- Frankford Frankford
- Coordinates: 37°55′30″N 80°23′04″W﻿ / ﻿37.92500°N 80.38444°W
- Country: United States
- State: West Virginia
- County: Greenbrier
- Elevation: 2,198 ft (670 m)
- Time zone: UTC-5 (Eastern (EST))
- • Summer (DST): UTC-4 (EDT)
- ZIP code: 24938
- Area codes: 304 & 681
- GNIS feature ID: 1554502

= Frankford, West Virginia =

Unincorporated community in West Virginia, United States

Frankford is an unincorporated community in Greenbrier County, West Virginia, United States. Frankford is located on U.S. Route 219, south of Falling Spring and north of Maxwelton. Frankford has a post office with ZIP code 24938.

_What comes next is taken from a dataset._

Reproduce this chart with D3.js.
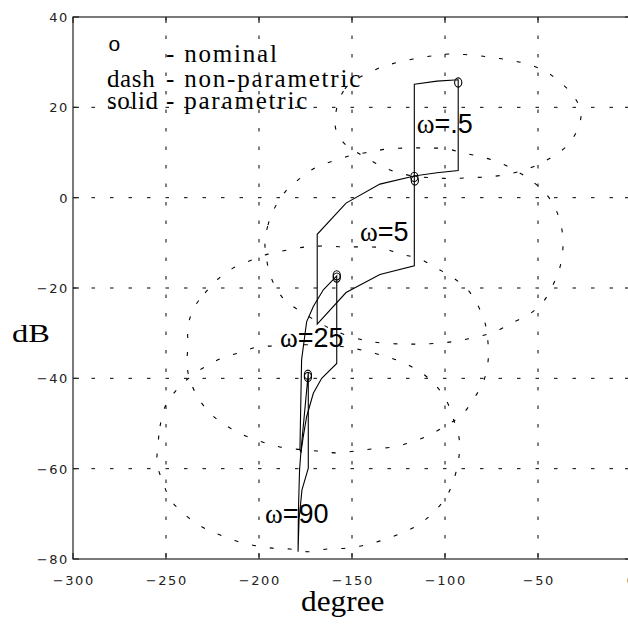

Frankford is the home of Frankford Elementary School and the Frankford Volunteer Fire Department.

== History ==
The community derives its name from Frank Ludington, the original owner of the town site. Located near Frankford is Homeplace, listed on the National Register of Historic Places in 2007. Frankford was formerly an incorporated municipality.

==Notable people==
- Alice Mary Dowd (1855–1943), educator, author
- Alexander F. Mathews, West Virginia banker.
- Henry M. Mathews, fifth governor of West Virginia.